[Collection entries]

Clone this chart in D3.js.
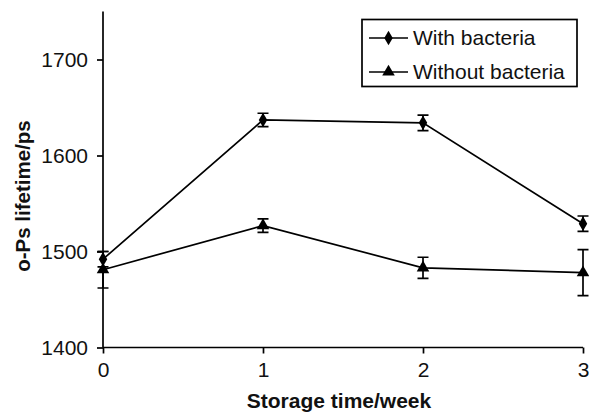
<!DOCTYPE html>
<html>
<head>
<meta charset="utf-8">
<script src="https://cdn.jsdelivr.net/npm/d3@7"></script>
<style>
  body { margin: 0; background: #fff; }
  svg { display: block; font-family: "Liberation Sans", Arial, sans-serif; }
  .axis path, .axis line { stroke: #000; stroke-width: 1.7px; }
  .axis text { font-size: 21px; fill: #111; }
</style>
</head>
<body>
<div class="chart"></div>
<script>
// weeks of storage
const weeks = [0, 1, 2, 3];
const yTicks = [1400, 1500, 1600, 1700];

// o-Ps lifetime (ps) and error bars
const withBacteria = [1492, 1637, 1634, 1529];
const withBacteriaErr = [8, 7, 8, 8];
const withoutBacteria = [1481, 1527, 1483, 1478];
const withoutBacteriaErr = [19, 7, 11, 24];

const seriesNames = ['With bacteria', 'Without bacteria'];

const width = 589, height = 414;
const margin = { top: 11.5, right: 6, bottom: 66.5, left: 103 };

const svg = d3.select('.chart')
  .append('svg')
  .attr('width', width)
  .attr('height', height);

const g = svg.append('g')
  .attr('transform', 'translate(' + margin.left + ',' + margin.top + ')');

const h = height - margin.top - margin.bottom;

// Scales
const xScale = d3.scaleLinear().domain([0, 3]).range([0, 480]);
const yScale = d3.scaleLinear().domain([1400, 1750]).range([h, 0]);

// Axis
const xaxis = d3.axisBottom(xScale).tickValues(weeks).tickFormat(d3.format('d')).tickSize(6).tickPadding(9);
const yaxis = d3.axisLeft(yScale).tickValues(yTicks).tickFormat(d3.format('d')).tickSize(6).tickPadding(9);

g.append('g')
  .attr('class', 'axis')
  .attr('transform', 'translate(0,' + h + ')')
  .call(xaxis)
  .call(s => s.select('.domain').attr('d', 'M0,0H' + xScale(3)));

g.append('g')
  .attr('class', 'axis')
  .call(yaxis)
  .call(s => s.select('.domain').attr('d', 'M0,' + h + 'V0'));

// Axis titles
svg.append('text')
  .attr('x', margin.left + xScale(1.5) - 4)
  .attr('y', 408)
  .attr('text-anchor', 'middle')
  .style('font-size', '21px')
  .style('font-weight', 'bold')
  .style('fill', '#111')
  .text('Storage time/week');

svg.append('text')
  .attr('transform', 'translate(30,' + 196 + ') rotate(-90)')
  .attr('text-anchor', 'middle')
  .style('font-size', '20.5px')
  .style('font-weight', 'bold')
  .style('fill', '#111')
  .text('o-Ps lifetime/ps');

const slices = [
  { id: seriesNames[0], shape: d3.symbolDiamond, values: weeks.map((wk, i) => ({ week: wk, value: withBacteria[i], err: withBacteriaErr[i] })) },
  { id: seriesNames[1], shape: d3.symbolTriangle, values: weeks.map((wk, i) => ({ week: wk, value: withoutBacteria[i], err: withoutBacteriaErr[i] })) }
];

const markerSize = d => d.shape === d3.symbolDiamond ? 62 : 68;

// Lines
const line = d3.line()
  .x(d => xScale(d.week))
  .y(d => yScale(d.value));

const lines = g.selectAll('.series')
  .data(slices)
  .enter()
  .append('g')
  .attr('class', 'series');

lines.append('path')
  .attr('d', d => line(d.values))
  .attr('fill', 'none')
  .attr('stroke', '#000')
  .attr('stroke-width', 1.7);

// Error bars
const capW = 5.5;
lines.each(function (s) {
  const sg = d3.select(this);
  sg.selectAll('.err')
    .data(s.values)
    .enter()
    .append('path')
    .attr('class', 'err')
    .attr('fill', 'none')
    .attr('stroke', '#000')
    .attr('stroke-width', 1.7)
    .attr('d', d => {
      const x = xScale(d.week), y0 = yScale(d.value - d.err), y1 = yScale(d.value + d.err);
      return 'M' + x + ',' + y0 + 'V' + y1 +
        'M' + (x - capW) + ',' + y0 + 'H' + (x + capW) +
        'M' + (x - capW) + ',' + y1 + 'H' + (x + capW);
    });

  sg.selectAll('.marker')
    .data(s.values)
    .enter()
    .append('path')
    .attr('class', 'marker')
    .attr('transform', d => 'translate(' + xScale(d.week) + ',' + yScale(d.value) + ')')
    .attr('d', d3.symbol().type(s.shape).size(markerSize(s)))
    .attr('fill', '#000');
});

// Legend
const legend = svg.append('g').attr('transform', 'translate(362,19.5)');
legend.append('rect')
  .attr('width', 215)
  .attr('height', 67)
  .attr('fill', '#fff')
  .attr('stroke', '#000')
  .attr('stroke-width', 1.7);

const items = legend.selectAll('.item')
  .data(slices)
  .enter()
  .append('g')
  .attr('class', 'item')
  .attr('transform', (d, i) => 'translate(0,' + (18.5 + i * 34) + ')');

items.append('line')
  .attr('x1', 7).attr('x2', 46)
  .attr('stroke', '#000')
  .attr('stroke-width', 1.7);

items.append('path')
  .attr('transform', 'translate(26.5,0)')
  .attr('d', d => d3.symbol().type(d.shape).size(markerSize(d))())
  .attr('fill', '#000');

items.append('text')
  .attr('x', 51)
  .attr('y', 7)
  .style('font-size', '21px')
  .style('fill', '#111')
  .text(d => d.id);
</script>
</body>
</html>
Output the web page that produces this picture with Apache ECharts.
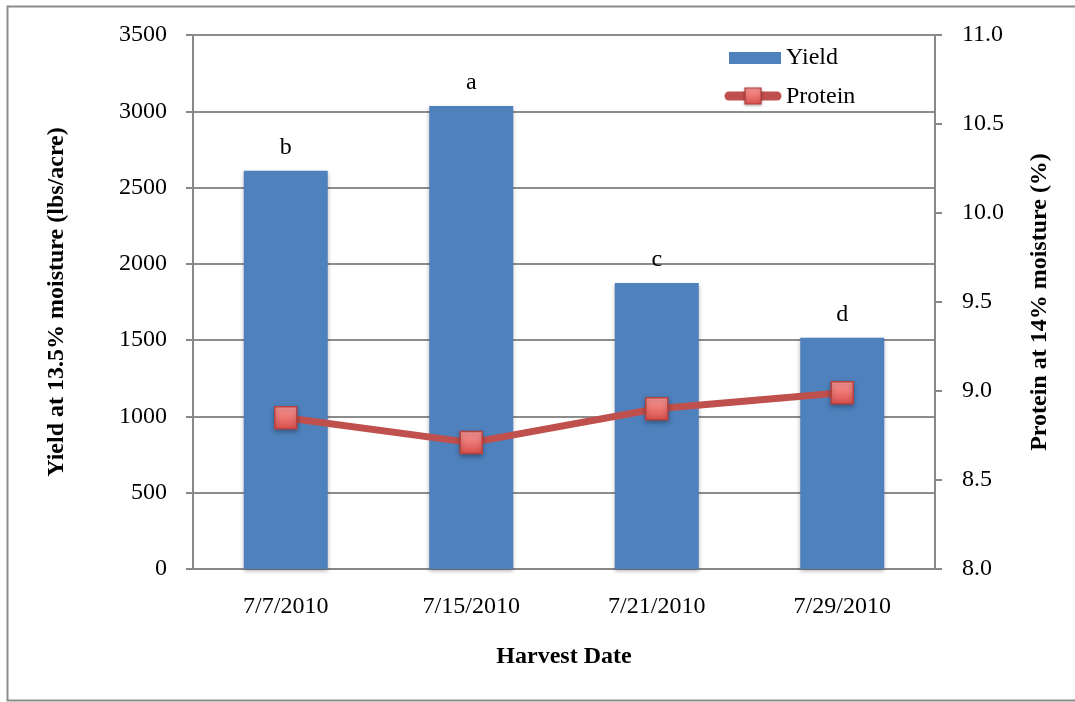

What to work on
Write out the full set of lines verbatim, without the pictures.

Output for this task
Clone this chart in D3.js.
<!DOCTYPE html>
<html>
<head>
<meta charset="utf-8">
<script src="https://cdn.jsdelivr.net/npm/d3@7"></script>
<style>
  body { margin: 0; background: #fff; }
  svg { display: block; font-family: "Liberation Sans", Arial, sans-serif; }
  .axis path, .axis line { stroke: #000; stroke-width: 1.7px; }
  .axis text { font-size: 21px; fill: #111; }
</style>
</head>
<body>
<div class="chart"></div>
<script>
// weeks of storage
const weeks = [0, 1, 2, 3];
const yTicks = [1400, 1500, 1600, 1700];

// o-Ps lifetime (ps) and error bars
const withBacteria = [1492, 1637, 1634, 1529];
const withBacteriaErr = [8, 7, 8, 8];
const withoutBacteria = [1481, 1527, 1483, 1478];
const withoutBacteriaErr = [19, 7, 11, 24];

const seriesNames = ['With bacteria', 'Without bacteria'];

const width = 589, height = 414;
const margin = { top: 11.5, right: 6, bottom: 66.5, left: 103 };

const svg = d3.select('.chart')
  .append('svg')
  .attr('width', width)
  .attr('height', height);

const g = svg.append('g')
  .attr('transform', 'translate(' + margin.left + ',' + margin.top + ')');

const h = height - margin.top - margin.bottom;

// Scales
const xScale = d3.scaleLinear().domain([0, 3]).range([0, 480]);
const yScale = d3.scaleLinear().domain([1400, 1750]).range([h, 0]);

// Axis
const xaxis = d3.axisBottom(xScale).tickValues(weeks).tickFormat(d3.format('d')).tickSize(6).tickPadding(9);
const yaxis = d3.axisLeft(yScale).tickValues(yTicks).tickFormat(d3.format('d')).tickSize(6).tickPadding(9);

g.append('g')
  .attr('class', 'axis')
  .attr('transform', 'translate(0,' + h + ')')
  .call(xaxis)
  .call(s => s.select('.domain').attr('d', 'M0,0H' + xScale(3)));

g.append('g')
  .attr('class', 'axis')
  .call(yaxis)
  .call(s => s.select('.domain').attr('d', 'M0,' + h + 'V0'));

// Axis titles
svg.append('text')
  .attr('x', margin.left + xScale(1.5) - 4)
  .attr('y', 408)
  .attr('text-anchor', 'middle')
  .style('font-size', '21px')
  .style('font-weight', 'bold')
  .style('fill', '#111')
  .text('Storage time/week');

svg.append('text')
  .attr('transform', 'translate(30,' + 196 + ') rotate(-90)')
  .attr('text-anchor', 'middle')
  .style('font-size', '20.5px')
  .style('font-weight', 'bold')
  .style('fill', '#111')
  .text('o-Ps lifetime/ps');

const slices = [
  { id: seriesNames[0], shape: d3.symbolDiamond, values: weeks.map((wk, i) => ({ week: wk, value: withBacteria[i], err: withBacteriaErr[i] })) },
  { id: seriesNames[1], shape: d3.symbolTriangle, values: weeks.map((wk, i) => ({ week: wk, value: withoutBacteria[i], err: withoutBacteriaErr[i] })) }
];

const markerSize = d => d.shape === d3.symbolDiamond ? 62 : 68;

// Lines
const line = d3.line()
  .x(d => xScale(d.week))
  .y(d => yScale(d.value));

const lines = g.selectAll('.series')
  .data(slices)
  .enter()
  .append('g')
  .attr('class', 'series');

lines.append('path')
  .attr('d', d => line(d.values))
  .attr('fill', 'none')
  .attr('stroke', '#000')
  .attr('stroke-width', 1.7);

// Error bars
const capW = 5.5;
lines.each(function (s) {
  const sg = d3.select(this);
  sg.selectAll('.err')
    .data(s.values)
    .enter()
    .append('path')
    .attr('class', 'err')
    .attr('fill', 'none')
    .attr('stroke', '#000')
    .attr('stroke-width', 1.7)
    .attr('d', d => {
      const x = xScale(d.week), y0 = yScale(d.value - d.err), y1 = yScale(d.value + d.err);
      return 'M' + x + ',' + y0 + 'V' + y1 +
        'M' + (x - capW) + ',' + y0 + 'H' + (x + capW) +
        'M' + (x - capW) + ',' + y1 + 'H' + (x + capW);
    });

  sg.selectAll('.marker')
    .data(s.values)
    .enter()
    .append('path')
    .attr('class', 'marker')
    .attr('transform', d => 'translate(' + xScale(d.week) + ',' + yScale(d.value) + ')')
    .attr('d', d3.symbol().type(s.shape).size(markerSize(s)))
    .attr('fill', '#000');
});

// Legend
const legend = svg.append('g').attr('transform', 'translate(362,19.5)');
legend.append('rect')
  .attr('width', 215)
  .attr('height', 67)
  .attr('fill', '#fff')
  .attr('stroke', '#000')
  .attr('stroke-width', 1.7);

const items = legend.selectAll('.item')
  .data(slices)
  .enter()
  .append('g')
  .attr('class', 'item')
  .attr('transform', (d, i) => 'translate(0,' + (18.5 + i * 34) + ')');

items.append('line')
  .attr('x1', 7).attr('x2', 46)
  .attr('stroke', '#000')
  .attr('stroke-width', 1.7);

items.append('path')
  .attr('transform', 'translate(26.5,0)')
  .attr('d', d => d3.symbol().type(d.shape).size(markerSize(d))())
  .attr('fill', '#000');

items.append('text')
  .attr('x', 51)
  .attr('y', 7)
  .style('font-size', '21px')
  .style('fill', '#111')
  .text(d => d.id);
</script>
</body>
</html>
Output the web page that produces this picture with Apache ECharts.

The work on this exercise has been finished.